**RECORD LIST**
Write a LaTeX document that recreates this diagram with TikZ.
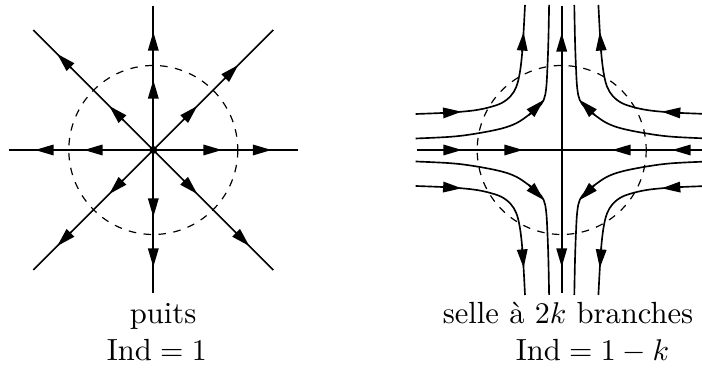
\documentclass[tikz,border=0pt]{standalone}
\usetikzlibrary{arrows.meta,calc}
\begin{document}
\begin{tikzpicture}[x=0.3333pt,y=-0.3333pt,
  line width=0.55pt,
  arr/.style={-{Triangle[length=6.2pt,width=3.5pt]}},
  dcirc/.style={dash pattern=on 2.5pt off 2.5pt, line width=0.4pt},
  lbl/.style={anchor=base west, inner sep=0pt, font=\fontsize{10.2pt}{12pt}\selectfont}]
\useasboundingbox (0,0) rectangle (702,372);

% ---------- left: puits ----------
\coordinate (O) at (153.3,150);
\draw[dcirc] (O) circle[radius=84.5];
\draw (9.3,150) -- (297.7,150);
\draw (153.3,6) -- (153.3,293.3);
\draw (33.3,30) -- (273.3,270);
\draw (273.3,30) -- (33.3,270);
\fill (O) circle[radius=4];
% horizontal arrows
\draw[arr] (202,150) -- (222,150);
\draw[arr] (252,150) -- (271.5,150);
\draw[arr] (104,150) -- (84,150);
\draw[arr] (55,150) -- (35,150);
% vertical arrows
\draw[arr] (153.3,100) -- (153.3,80);
\draw[arr] (153.3,52) -- (153.3,32);
\draw[arr] (153.3,197) -- (153.3,217);
\draw[arr] (153.3,247) -- (153.3,267);
% diagonal arrows
\draw[arr] ($(O)+(30,-30)$) -- ($(O)+(44,-44)$);
\draw[arr] ($(O)+(71,-71)$) -- ($(O)+(85,-85)$);
\draw[arr] ($(O)+(-30,-30)$) -- ($(O)+(-44,-44)$);
\draw[arr] ($(O)+(-82,-82)$) -- ($(O)+(-96,-96)$);
\draw[arr] ($(O)+(-30,30)$) -- ($(O)+(-44,44)$);
\draw[arr] ($(O)+(-82,82)$) -- ($(O)+(-96,96)$);
\draw[arr] ($(O)+(30,30)$) -- ($(O)+(44,44)$);
\draw[arr] ($(O)+(82,82)$) -- ($(O)+(96,96)$);

\node[lbl] (puits) at (129,324) {puits};
\node[lbl] (ind1) at (106,361) {Ind${}=1$};

% ---------- right: selle ----------
\coordinate (C) at (561.7,150);
\draw[dcirc] (C) circle[radius=84.5];
\draw (417,150) -- (702,150);
\draw (561.7,6) -- (561.7,293);
\draw[arr] (442,150) -- (462,150);
\draw[arr] (503,150) -- (523,150);
\draw[arr] (632,150) -- (612,150);
\draw[arr] (692,150) -- (672,150);
\draw[arr] (561.7,53) -- (561.7,33);
\draw[arr] (561.7,247) -- (561.7,267);

\foreach \sx/\sy in {-1/-1,1/-1,-1/1,1/1}{
  \begin{scope}[shift={(C)}, xscale=\sx, yscale=\sy]
    % outer trajectory
    \draw plot[smooth, tension=0.6] coordinates {(146,36) (120,37) (100,38.3) (85,40) (72,42.8) (60,47) (51,54) (45.5,63) (42.3,75) (40,92) (38.3,115) (36.7,145)};
    \draw[arr] (120,37) -- (100,38.3);
    \draw[arr] (39.6,98) -- (38.1,118);
    % inner trajectory
    \draw plot[smooth, tension=0.6] coordinates {(146,11.5) (110,13.3) (85,16.5) (60,21.5) (45,27) (33,35) (24,42) (18,50) (15.5,62) (14.3,82) (13.3,110) (12.6,145)};
    \draw[arr] (33,35) -- (18,50);
  \end{scope}
}

\node[lbl] (selle) at (442,324) {selle \`a $2k$ branches};
\node[lbl] (ind2) at (515,361) {Ind${}=1-k$};
\end{tikzpicture}
\end{document}
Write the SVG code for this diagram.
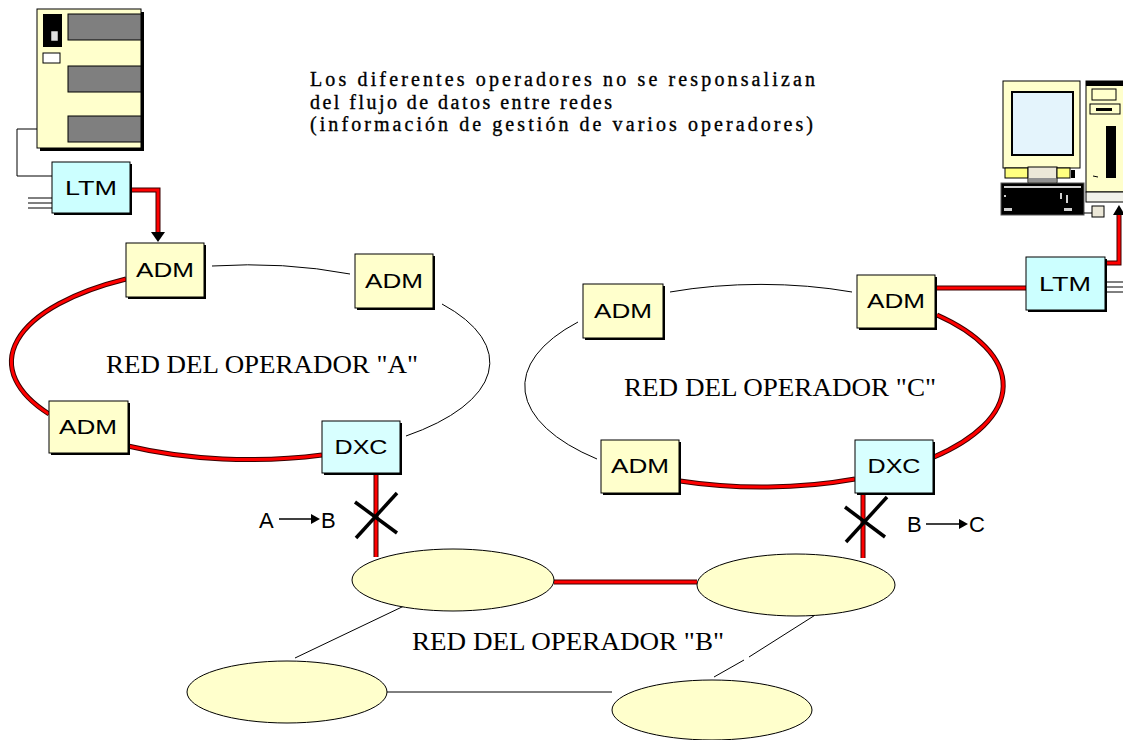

**GIVEN PROBLEM**
Begin at the first line of the material and copy each line exactly through the one containing "(0,0) rectangle (702,372);". Omit pictures.

**FULL OUTPUT**
Write a LaTeX document that recreates this diagram with TikZ.
\documentclass[tikz,border=0pt]{standalone}
\usetikzlibrary{arrows.meta,calc}
\begin{document}
\begin{tikzpicture}[x=0.3333pt,y=-0.3333pt,
  line width=0.55pt,
  arr/.style={-{Triangle[length=6.2pt,width=3.5pt]}},
  dcirc/.style={dash pattern=on 2.5pt off 2.5pt, line width=0.4pt},
  lbl/.style={anchor=base west, inner sep=0pt, font=\fontsize{10.2pt}{12pt}\selectfont}]
\useasboundingbox (0,0) rectangle (702,372);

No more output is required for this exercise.